- **What you are asked to do**
Reproduce all the lines below exactly and omit the images.

- **Material for this exercise**

START

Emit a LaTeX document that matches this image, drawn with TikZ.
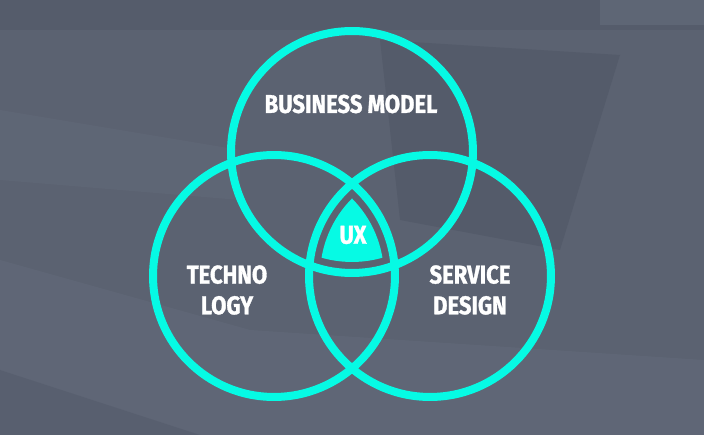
\documentclass[tikz,border=0pt]{standalone}
\usepackage{fontspec}
\newfontfamily\vennfont{Fira Sans}[FakeStretch=0.86, FakeBold=1.2]
\definecolor{turquesa}{HTML}{06FAE4}
\definecolor{fondo}{HTML}{5B6271}
\definecolor{sombra}{HTML}{4A5161}
\definecolor{claro}{HTML}{687080}
\tikzset{
  anillo/.style={draw=turquesa, line width=0.16cm},
  etiqueta/.style={text=white, font=\vennfont\bfseries\fontsize{14.6}{16.5}\selectfont, align=center}
}
\begin{document}
\begin{tikzpicture}[x=0.02cm, y=-0.02cm]
% Fondo
\fill [fondo] (0,0) rectangle (704,435);
\fill [claro, opacity=0.35] (0,330) -- (0,260) -- (250,330) -- (704,360) -- (704,435) -- (0,435) -- cycle;
\fill [sombra, opacity=0.4] (380,40) -- (620,55) -- (560,250) -- (400,220) -- cycle;
\fill [sombra, opacity=0.35] (0,0) rectangle (704,30);
\fill [claro, opacity=0.5] (600,0) rectangle (704,25);
\fill [claro, opacity=0.3] (0,110) -- (240,150) -- (240,200) -- (0,180) -- cycle;
\fill [sombra, opacity=0.3] (0,370) -- (200,435) -- (0,435) -- cycle;

% Interseccion (UX)
\begin{scope}
    \clip (352,152) circle (2.2cm);
    \clip (274,276) circle (2.2cm);
    \fill [turquesa] (430,276) circle (2.2cm);
\end{scope}

% Contornos
\draw [anillo] (352,152) circle (2.42cm);
\draw [anillo] (274,276) circle (2.42cm);
\draw [anillo] (430,276) circle (2.42cm);

% Etiquetas
\node [etiqueta] (negocio) at (351,104) {BUSINESS MODEL};
\node [etiqueta] (tecno) at (227,290) {TECHNO\\[1pt]LOGY};
\node [etiqueta] (servicio) at (470,290) {SERVICE\\[1pt]DESIGN};
\node [etiqueta] (ux) at (353,235) {UX};
\end{tikzpicture}
\end{document}
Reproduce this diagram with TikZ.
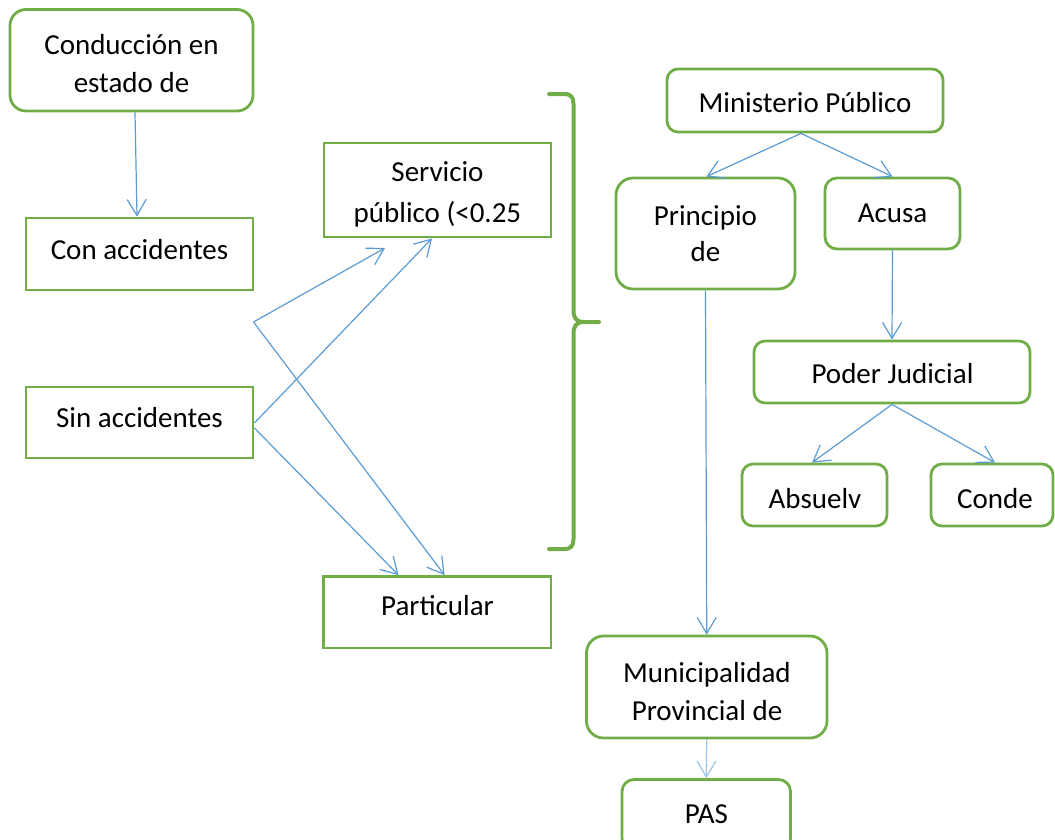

END

- **Finished answer**
Emit a LaTeX document that matches this image, drawn with TikZ.
\documentclass[tikz,border=0pt]{standalone}
\usepackage{fontspec}
\newfontfamily\vennfont{Fira Sans}[FakeStretch=0.86, FakeBold=1.2]
\definecolor{turquesa}{HTML}{06FAE4}
\definecolor{fondo}{HTML}{5B6271}
\definecolor{sombra}{HTML}{4A5161}
\definecolor{claro}{HTML}{687080}
\tikzset{
  anillo/.style={draw=turquesa, line width=0.16cm},
  etiqueta/.style={text=white, font=\vennfont\bfseries\fontsize{14.6}{16.5}\selectfont, align=center}
}
\begin{document}
\begin{tikzpicture}[x=0.02cm, y=-0.02cm]
% Fondo
\fill [fondo] (0,0) rectangle (704,435);
\fill [claro, opacity=0.35] (0,330) -- (0,260) -- (250,330) -- (704,360) -- (704,435) -- (0,435) -- cycle;
\fill [sombra, opacity=0.4] (380,40) -- (620,55) -- (560,250) -- (400,220) -- cycle;
\fill [sombra, opacity=0.35] (0,0) rectangle (704,30);
\fill [claro, opacity=0.5] (600,0) rectangle (704,25);
\fill [claro, opacity=0.3] (0,110) -- (240,150) -- (240,200) -- (0,180) -- cycle;
\fill [sombra, opacity=0.3] (0,370) -- (200,435) -- (0,435) -- cycle;

% Interseccion (UX)
\begin{scope}
    \clip (352,152) circle (2.2cm);
    \clip (274,276) circle (2.2cm);
    \fill [turquesa] (430,276) circle (2.2cm);
\end{scope}

% Contornos
\draw [anillo] (352,152) circle (2.42cm);
\draw [anillo] (274,276) circle (2.42cm);
\draw [anillo] (430,276) circle (2.42cm);

% Etiquetas
\node [etiqueta] (negocio) at (351,104) {BUSINESS MODEL};
\node [etiqueta] (tecno) at (227,290) {TECHNO\\[1pt]LOGY};
\node [etiqueta] (servicio) at (470,290) {SERVICE\\[1pt]DESIGN};
\node [etiqueta] (ux) at (353,235) {UX};
\end{tikzpicture}
\end{document}
Reproduce this diagram with TikZ.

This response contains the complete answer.